Elle n’envoie pas de messages ; elle contemple sa propre décadence. Et sans arrêt, elle en exprime autant la conscience que la satisfaction suicidaire. Et c’est pour ça que Divine fascine, pas simplement en tant que divertissement grotesque et hargneux, mais comme identité souillée de la plus grandiloquente et extrême des façons. C’est une façon de se ré-approprier : si je ne puis être parfait, je vais tout décimer, mais dans un ordre certain. Je lâche l’affaire et je prend les choses en main mieux que jamais. 

11 Réponses to “L’ANTIFEMME OPULENTE”

  1. 2flicsamiami septembre 5, 2013 à 10:50 #

    Pour être honnête, comme je ne connait pas le cinéma de John Waters, je ne connaissais pas Divine (juste de nom, comme ça). Après le clip que tu as mis en lien et avoir lu ton brillant décryptage de la personnalité de cette drag queen, cela m’a donné envie d’en savoir plus sur cette icône.
    En tout cas, ton autopsie de Divine semble tenir debout. Si je comprend bien, il serait à la fois critique et lucide sur son statut de travestit.

    • zogarok septembre 6, 2013 à 12:52 #

      Oui totalement – et en même temps, c’est aussi téléguidé que sans calcul mûrement réfléchi. On assiste surtout à un fabuleux suicide social, un suicide intégral. Comment trouver le goût à la vie après avoir autant sacrifiée la sienne ? Il est mort assez jeune (43 ans) mais je crois que compte tenu de cette nature monstrueuse et du désespoir qui amène à de telles excentricités, il aurait vieilli dans la mélancolie la plus extrême, ou même dans la médiocrité.

  2. Voracinéphile septembre 5, 2013 à 18:30 #

    Ah, retour chez les freaks, dans une analyse encore plus poussée que sur la lucarne aménagée sur Pinksat. Dire qu’on se délecte de Divine est peu dire, ce monument de provoc fait mouche à chaque fois qu’il apparaît.
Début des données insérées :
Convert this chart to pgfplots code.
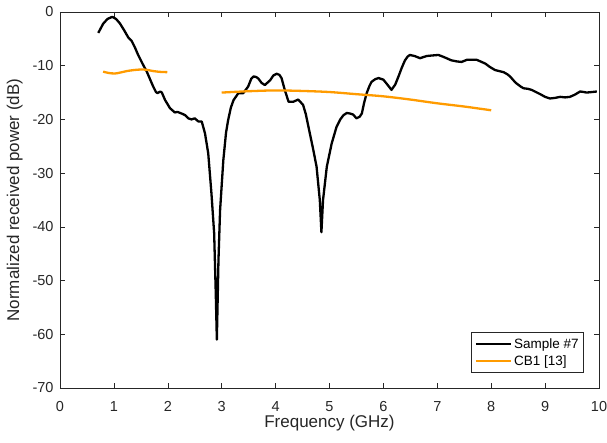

Non seulement chez John Waters, mais aussi dans sa carrière musicale (je recommande « you think you’re a man » et « shoot your shot ! » pour se faire une idée, c’est édifiant pour les face à face avec les princes charmants).
    Entre temps, j’ai enfin réussi à obtenir Desperate living, que j’ai découvert grâce à Alice. Il s’annonce costaud, malgré l’absence de notre Vénus de soirée Pizza-Bowling-Karaoké.

    • zogarok septembre 6, 2013 à 12:49 #

      Aie… Il ne faudrait jamais te dire !!! Car il y aura la Playlist Divine pour très bientôt – je crois que j’avais déjà abordé quelques-unes de ses « chansons » précédemment, mais pas avec la précision de ce qui arrive.

  3. Voracinéphile septembre 7, 2013 à 13:20 #

    Et ben, ça fait plaisir de voir que mes interventions spoilent involontairement ton programme. Par vengeance, je vais donc me murer dans un silence mutique. Na !

    • 2flicsamiami septembre 8, 2013 à 08:12 #

      J’ai d’ailleurs aussi jeté un coup d’oeil à sa performance vocale sur le film Lust In The Dust. J’ai bien rit.

      • zogarok septembre 11, 2013 à 01:24 #

        Mais c’est de ce film que viens « Walk Like a Man » ! Merci, je pensais que c’était un truc ex nihilo.

        Pour les masos, suivez la flèche => clique

    • zogarok septembre 11, 2013 à 01:01 #

      Formidable.

  4. Voracinéphile septembre 11, 2013 à 16:12 #

    Walk like a man ou comment dire « aïe » toutes les 5 secondes en se frottant les yeux. Vu que les chansons de divine sont bloquées pour la prochaine playlist, on part sur des extraits de performances d’acteur…

  5. Kapalsky septembre 12, 2013 à 19:09 #

    Peu de célébrités actuelles peuvent se targuer d’avoir la même aura à la fois fascinante ou réplusive. John Waters a su exploiter sa personnalité à merveille dans ses films pour dresser un modèle d' »anti-féminisme » comme tu le dis si bien dans ce portrait. Chez Waters, il s’agit de bousculer les conventions étriqués de la société, et Divine était pour l’époque (et reste de manière intemporelle, à la manière d’une Greta Garbo ou Marlène Dietrich mais version déviante) une muse, et un parfait porte-étendard de tolérance. 🙂

    • zogarok septembre 12, 2013 à 19:49 #

      Justement – je suis d’accord avec toi pour tout, par contre je soupçonne une forme d’intolérance de Divine à l’égard de son propre personnage et surtout des « drag-queens », qu’il parodie de façon dégradante.